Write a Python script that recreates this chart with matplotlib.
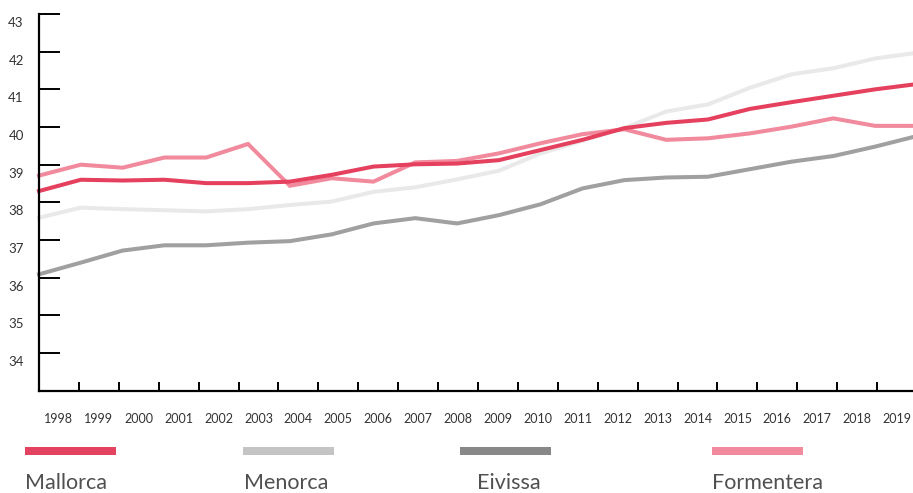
import matplotlib
matplotlib.use("Agg")
import matplotlib.pyplot as plt
from matplotlib.transforms import ScaledTranslation
from matplotlib.patches import Rectangle

plt.rcParams['font.family'] = ['Lato', 'DejaVu Sans']

# data
years = list(range(1998, 2020))
mallorca = [38.30, 38.60, 38.58, 38.60, 38.51, 38.51, 38.55, 38.73, 38.95, 39.01, 39.03,
            39.12, 39.39, 39.66, 39.97, 40.11, 40.20, 40.48, 40.66, 40.83, 41.00, 41.14]
menorca = [37.59, 37.86, 37.82, 37.79, 37.76, 37.82, 37.93, 38.02, 38.28, 38.40, 38.61,
           38.84, 39.30, 39.64, 39.97, 40.41, 40.60, 41.04, 41.40, 41.56, 41.82, 41.97]
eivissa = [36.09, 36.40, 36.72, 36.86, 36.86, 36.93, 36.97, 37.15, 37.44, 37.58, 37.44,
           37.66, 37.95, 38.37, 38.59, 38.66, 38.68, 38.88, 39.08, 39.23, 39.48, 39.76]
formentera = [38.71, 39.00, 38.92, 39.19, 39.19, 39.55, 38.44, 38.64, 38.55, 39.06, 39.10,
              39.30, 39.57, 39.81, 39.94, 39.66, 39.70, 39.83, 40.01, 40.23, 40.03, 40.03]
y_ticks = list(range(33, 44))

# (name, series, line colour, legend colour, bar left px, text left px)
series = [
    ("Menorca", menorca, "#E9E9E9", "#C4C4C4", 243, 244),
    ("Eivissa", eivissa, "#A0A0A0", "#888888", 460, 477),
    ("Formentera", formentera, "#F08A9C", "#F08A9C", 712, 712),
    ("Mallorca", mallorca, "#E5405E", "#E34260", 25, 25),
]

W, H = 913, 493
fig = plt.figure(figsize=(W / 100, H / 100), dpi=100)
ax = fig.add_axes([39 / W, (H - 390.7) / H, (917 - 39) / W, (390.7 - 14) / H])

n = len(years)
xs = list(range(n))
for name, vals, col, _, _, _ in series:
    ax.plot(xs, vals, color=col, lw=2.9, solid_joinstyle='miter', clip_on=False)

ax.set_xlim(0, n - 1)
ax.set_ylim(33, 43)

# category bands: ticks at band edges, labels at band centres
band = (n - 1) / n
ax.set_xticks([k * band for k in range(n + 1)])
ax.set_xticklabels([])
ax.set_xticks([(k + 0.5) * band for k in range(n)], minor=True)
ax.set_xticklabels([str(y) for y in years], minor=True)
ax.tick_params(axis='x', which='major', direction='in', length=6.5, width=1.4, color='black')
ax.tick_params(axis='x', which='minor', length=0, pad=16, labelsize=9, labelcolor='#333333')

ax.set_yticks(y_ticks)
ax.set_yticklabels(['' if v == 33 else str(v) for v in y_ticks])
ax.tick_params(axis='y', direction='in', length=15, width=1.4, color='black',
               pad=11, labelsize=9.5, labelcolor='#333333')
shift = ScaledTranslation(0, -0.08, fig.dpi_scale_trans)
for lab in ax.get_yticklabels():
    lab.set_transform(lab.get_transform() + shift)

for side in ('top', 'right'):
    ax.spines[side].set_visible(False)
for side in ('left', 'bottom'):
    ax.spines[side].set_linewidth(1.6)
    ax.spines[side].set_color('black')

# legend drawn by hand below the axis
for name, vals, col, lcol, bx, tx in series:
    fig.patches.append(Rectangle((bx / W, (H - 455.3) / H), 91 / W, 8 / H,
                                 transform=fig.transFigure, color=lcol, lw=0))
    fig.text(tx / W, (H - 489) / H, name, fontsize=15.5, color='#505050',
             va='baseline', ha='left')

fig.savefig("out.png", dpi=100)
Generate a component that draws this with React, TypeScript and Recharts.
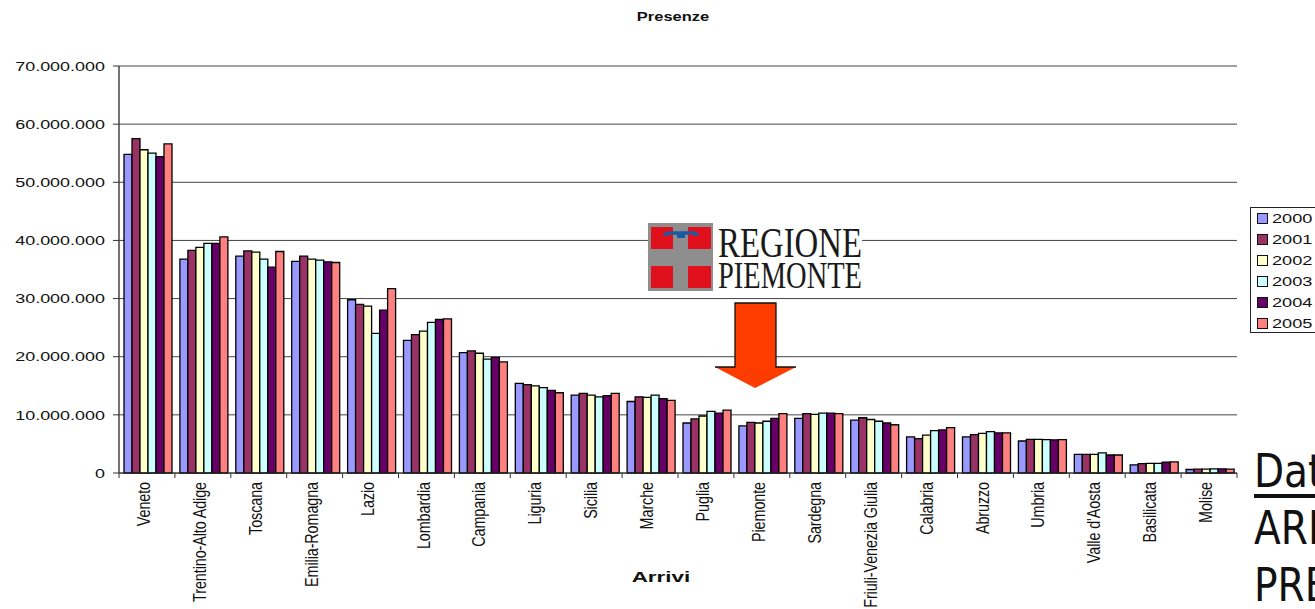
import React from 'react';
import { BarChart, Bar, XAxis, YAxis, CartesianGrid, Legend } from 'recharts';

const regions = ['Veneto', 'Trentino-Alto Adige', 'Toscana', 'Emilia-Romagna', 'Lazio', 'Lombardia', 'Campania', 'Liguria', 'Sicilia', 'Marche', 'Puglia', 'Piemonte', 'Sardegna', 'Friuli-Venezia Giulia', 'Calabria', 'Abruzzo', 'Umbria', "Valle d'Aosta", 'Basilicata', 'Molise'];

// values in millions of presenze
const y2000 = [54.8, 36.8, 37.3, 36.4, 29.8, 22.8, 20.7, 15.4, 13.4, 12.3, 8.6, 8.1, 9.4, 9.1, 6.2, 6.2, 5.5, 3.2, 1.4, 0.6];
const y2001 = [57.5, 38.3, 38.2, 37.3, 29.0, 23.8, 21.0, 15.2, 13.7, 13.1, 9.3, 8.7, 10.2, 9.5, 5.9, 6.6, 5.8, 3.2, 1.6, 0.65];
const y2002 = [55.6, 38.8, 38.0, 36.8, 28.7, 24.4, 20.6, 15.0, 13.4, 13.0, 9.8, 8.6, 10.1, 9.2, 6.5, 6.8, 5.8, 3.2, 1.65, 0.65];
const y2003 = [55.0, 39.5, 36.8, 36.6, 24.0, 25.9, 19.6, 14.7, 13.1, 13.4, 10.6, 8.9, 10.3, 8.9, 7.3, 7.1, 5.75, 3.45, 1.65, 0.7];
const y2004 = [54.4, 39.5, 35.4, 36.3, 28.0, 26.4, 19.9, 14.2, 13.3, 12.8, 10.3, 9.4, 10.3, 8.6, 7.4, 6.9, 5.7, 3.1, 1.85, 0.7];
const y2005 = [56.6, 40.6, 38.1, 36.2, 31.7, 26.5, 19.1, 13.8, 13.7, 12.5, 10.8, 10.2, 10.2, 8.3, 7.8, 6.9, 5.75, 3.1, 1.9, 0.65];

const years = ['2000', '2001', '2002', '2003', '2004', '2005'];
const seriesValues = [y2000, y2001, y2002, y2003, y2004, y2005];
const colors = ['#9999ff', '#993366', '#ffffcc', '#ccffff', '#660066', '#ff8080'];
const yTicks = [0, 10, 20, 30, 40, 50, 60, 70];

const tableData = regions.map((name, i) => {
    const row: Record<string, string | number> = { name };
    years.forEach((year, s) => {
        row[year] = seriesValues[s][i];
    });
    return row;
});

const FONT = '"Liberation Sans", Arial, sans-serif';
const BAND = (1237 - 119) / regions.length;

const ValueTick = (props: any) => {
    const label = props.payload.value === 0 ? '0' : `${props.payload.value}.000.000`;
    return (
        <text transform={`translate(${props.x},${props.y}) scale(1.33,1)`} textAnchor="end" dominantBaseline="central" fontFamily={FONT} fontSize={13.5} fill="#111">
            {label}
        </text>
    );
};

const RegionTick = (props: any) => {
    const { x, index, payload } = props;
    return (
        <g>
            <line x1={x - BAND / 2} x2={x - BAND / 2} y1={473} y2={478} stroke="#333" />
            {index === regions.length - 1 && <line x1={x + BAND / 2} x2={x + BAND / 2} y1={473} y2={478} stroke="#333" />}
            <text transform={`translate(${x - 3.5},482) rotate(-90) scale(1,1.25)`} textAnchor="end" dominantBaseline="central" fontFamily={FONT} fontSize={14.4} letterSpacing={-0.1} fill="#111">
                {payload.value}
            </text>
        </g>
    );
};

const YearLegend = () => (
    <div style={{ width: 80, height: 126, boxSizing: 'border-box', border: '1px solid #222', background: '#fff', position: 'relative' }}>
        {years.map((year, i) => (
            <div key={year} style={{ position: 'absolute', left: 6, top: 4 + i * 21, height: 12, display: 'flex', alignItems: 'center' }}>
                <span style={{ display: 'inline-block', width: 9, height: 9, border: '1px solid #111', background: colors[i] }} />
                <span style={{ marginLeft: 4, fontFamily: FONT, fontSize: 13.2, color: '#111', transform: 'scaleX(1.38)', transformOrigin: 'left center' }}>{year}</span>
            </div>
        ))}
    </div>
);

const WideLabel = ({ left, top, text, sx, size }: { left: number; top: number; text: string; sx: number; size: number }) => (
    <div style={{ position: 'absolute', left, top, transform: `translate(-50%,-50%) scaleX(${sx})`, fontFamily: FONT, fontWeight: 'bold', fontSize: size, color: '#111', whiteSpace: 'nowrap' }}>
        {text}
    </div>
);

const Logo = () => (
    <svg width={1315} height={609} style={{ position: 'absolute', left: 0, top: 0, pointerEvents: 'none' }}>
        <rect x={713} y={223} width={149} height={68} fill="#fff" />
        <rect x={648} y={223} width={65} height={68} fill="#8e8e8e" />
        <rect x={651} y={227} width={22} height={22} fill="#e0101c" />
        <rect x={688} y={227} width={23} height={22} fill="#e0101c" />
        <rect x={651} y={266} width={22} height={22} fill="#e0101c" />
        <rect x={688} y={266} width={23} height={22} fill="#e0101c" />
        <path d="M665 236 Q665 233 670 233 L692 233 Q697 233 697 236" fill="none" stroke="#1a5aa0" strokeWidth={3.5} />
        <rect x={677} y={233} width={8} height={5} fill="#1a5aa0" />
        <text x={718} y={257} fontFamily='"Liberation Serif", serif' fontSize={43} textLength={144} lengthAdjust="spacingAndGlyphs" fill="#1a1a1a">REGIONE</text>
        <text x={718} y={288} fontFamily='"Liberation Serif", serif' fontSize={37} textLength={144} lengthAdjust="spacingAndGlyphs" fill="#1a1a1a">PIEMONTE</text>
        <polygon points="735,303 776,303 776,367 796,367 755,388 715,367 735,367" fill="#ff3c00" />
        <polyline points="715,367 735,367 735,303 776,303 776,367 796,367" fill="none" stroke="#111" strokeWidth={1.3} />
    </svg>
);

const SideNote = () => (
    <div style={{ position: 'absolute', left: 1254, top: 443, transform: 'scaleX(0.85)', transformOrigin: 'left top', fontFamily: '"Comic Sans MS", "DejaVu Sans", sans-serif', fontSize: 46, lineHeight: '57px', color: '#111', whiteSpace: 'nowrap' }}>
        <div style={{ textDecoration: 'underline', textDecorationThickness: 4, textUnderlineOffset: 7 }}>Dati</div>
        <div>ARRIVI</div>
        <div>PRESENZE</div>
    </div>
);

const App: React.FC = () => {
    return (
        <div style={{ position: 'absolute', left: 0, top: 0, width: 1315, height: 609, overflow: 'hidden', background: '#fff' }}>
            <BarChart width={1315} height={609} data={tableData} margin={{ top: 66, right: 78, bottom: 0, left: 0 }} barGap={0} barCategoryGap={5}>
                <CartesianGrid vertical={false} stroke="#444" />
                <XAxis dataKey="name" interval={0} height={136} tickLine={false} axisLine={{ stroke: '#333' }} tick={<RegionTick />} />
                <YAxis width={119} domain={[0, 70]} ticks={yTicks} interval={0} tickSize={6} tickMargin={8} axisLine={{ stroke: '#444', strokeWidth: 1.5 }} tickLine={{ stroke: '#333' }} tick={<ValueTick />} />
                <YAxis yAxisId="right" orientation="right" width={0} domain={[0, 70]} tick={false} tickLine={false} axisLine={{ stroke: '#a8a8a8', strokeWidth: 1.5 }} />
                {years.map((year, i) => (
                    <Bar key={year} dataKey={year} fill={colors[i]} stroke="#000" strokeWidth={1.3} isAnimationActive={false} />
                ))}
                <Legend layout="vertical" align="center" verticalAlign="middle" content={<YearLegend />} wrapperStyle={{ position: 'absolute', left: 1250, top: 207, width: 80, height: 126 }} />
            </BarChart>
            <WideLabel left={672.5} top={16} text="Presenze" sx={1.22} size={13.5} />
            <WideLabel left={661} top={577} text="Arrivi" sx={1.55} size={14.5} />
            <Logo />
            <SideNote />
        </div>
    );
};

export default App;
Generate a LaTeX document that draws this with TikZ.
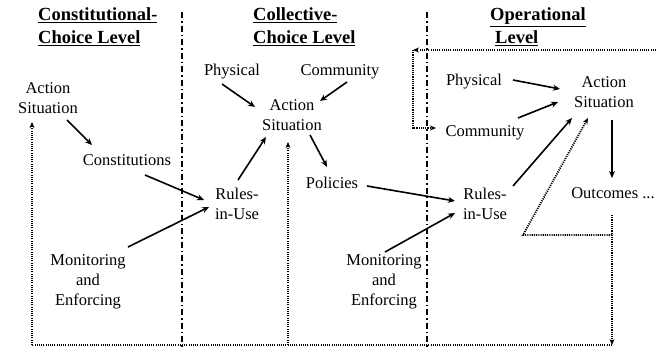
\documentclass[tikz,border=0pt]{standalone}
\usepackage{fontspec}
\setmainfont{Liberation Serif}
\usetikzlibrary{arrows.meta,calc}
\tikzset{
  txt/.style={font=\fontsize{16.5}{20}\selectfont, align=center, inner sep=2pt},
  head/.style={font=\fontsize{18.5}{23}\selectfont\bfseries, align=left, inner sep=0pt, anchor=west},
  arr/.style={line width=1.6pt, -{Stealth[length=7pt,width=6pt]}},
  dotl/.style={line width=1.8pt, dash pattern=on 1.1pt off 1.1pt},
  dotarr/.style={dotl, -{Stealth[length=6pt,width=5pt]}},
  divider/.style={line width=1.5pt, dash pattern=on 6pt off 3pt on 1.5pt off 3pt}
}
\begin{document}
\begin{tikzpicture}[x=1pt,y=-1pt]
\useasboundingbox (0,0) rectangle (656,348);
% headings
\node[head] (h1) at (38,27) {\underline{Constitutional-}\\\underline{Choice Level}};
\node[head] (h2) at (253,27) {\underline{Collective-}\\\underline{Choice Level}};
\node[head] (h3) at (490,27) {\underline{Operational}\\\hspace{5pt}\underline{Level}};
% dividers
\coordinate (d1t) at (182,12); \coordinate (d1b) at (182,347);
\coordinate (d2t) at (427,12); \coordinate (d2b) at (427,347);
\draw[divider] (d1t) -- (d1b);
\draw[divider] (d2t) -- (d2b);
% constitutional
\node[txt] (cAS) at (48,98) {Action\\Situation};
\node[txt] (cCon) at (127,160) {Constitutions};
\node[txt] (cMon) at (88,282) {Monitoring\\and\\Enforcing};
\node[txt] (cRules) at (237,204) {Rules-\\in-Use};
% collective
\node[txt] (kPhys) at (232,72) {Physical};
\node[txt] (kComm) at (340,72) {Community};
\node[txt] (kAS) at (292,115) {Action\\Situation};
\node[txt] (kPol) at (332,183) {Policies};
\node[txt] (kMon) at (384,282) {Monitoring\\and\\Enforcing};
% operational
\node[txt] (oPhys) at (474,82) {Physical};
\node[txt] (oAS) at (604,92) {Action\\Situation};
\node[txt] (oComm) at (485,133) {Community};
\node[txt] (oRules) at (485,204) {Rules-\\in-Use};
\node[txt] (oOut) at (613,193) {Outcomes ...};
% solid arrows
\draw[arr] ($(cAS)+(19,22)$) -- ($(cCon)+(-35,-15)$);
\draw[arr] ($(cCon)+(18,15)$) -- ($(cRules)+(-33,-4)$);
\draw[arr] ($(cMon)+(40,-35)$) -- ($(cRules)+(-28,3)$);
\draw[arr] ($(kPhys)+(-10,12)$) -- ($(kAS)+(-37,-8)$);
\draw[arr] ($(kComm)+(7,10)$) -- ($(kAS)+(28,-14)$);
\draw[arr] ($(cRules)+(1,-24)$) -- ($(kAS)+(-26,22)$);
\draw[arr] ($(kAS)+(18,20)$) -- ($(kPol)+(-5,-16)$);
\draw[arr] ($(kPol)+(35,3)$) -- ($(oRules)+(-30,-3)$);
\draw[arr] ($(kMon)+(1,-30)$) -- ($(oRules)+(-30,9)$);
\draw[arr] ($(oPhys)+(39,-2)$) -- ($(oAS)+(-44,-3)$);
\draw[arr] ($(oComm)+(33,-15)$) -- ($(oAS)+(-46,10)$);
\draw[arr] ($(oRules)+(28,-18)$) -- ($(oAS)+(-32,26)$);
\draw[arr] ($(oAS)+(8,28)$) -- ($(oOut)+(-1,-15)$);
% dotted feedback
\coordinate (bR) at (612,345);
\coordinate (bL) at (32,345);
\coordinate (bM) at (288,345);
\coordinate (j1) at (612,235);
\coordinate (j2) at (523,235);
\coordinate (tR) at (656,50);
\coordinate (tL) at (413,50);
\coordinate (tB) at (413,128);
\draw[dotarr] ($(oOut)+(-1,22)$) -- (bR);
\draw[dotl] (bR) -- (bL);
\draw[dotarr] (bL) -- ($(cAS)+(-16,24)$);
\draw[dotarr] (bM) -- ($(kAS)+(-4,27)$);
\draw[dotarr] (j1) -- (j2) -- ($(oAS)+(-16,26)$);
\draw[dotarr] (tR) -- (tL);
\draw[dotarr] (tL) -- (tB) -- ($(oComm)+(-49,-5)$);
\end{tikzpicture}
\end{document}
------------------------------------------------------------------------
■ Exercise goal: Begin with the line that contains "Generate a component" and end with the line that contains "const regions = ['Veneto', 'Trentino-Alto"; write out both and all lines between exactly, but no pictures.

■ Task output:
Generate a component that draws this with React, TypeScript and Recharts.
import React from 'react';
import { BarChart, Bar, XAxis, YAxis, CartesianGrid, Legend } from 'recharts';

const regions = ['Veneto', 'Trentino-Alto Adige', 'Toscana', 'Emilia-Romagna', 'Lazio', 'Lombardia', 'Campania', 'Liguria', 'Sicilia', 'Marche', 'Puglia', 'Piemonte', 'Sardegna', 'Friuli-Venezia Giulia', 'Calabria', 'Abruzzo', 'Umbria', "Valle d'Aosta", 'Basilicata', 'Molise'];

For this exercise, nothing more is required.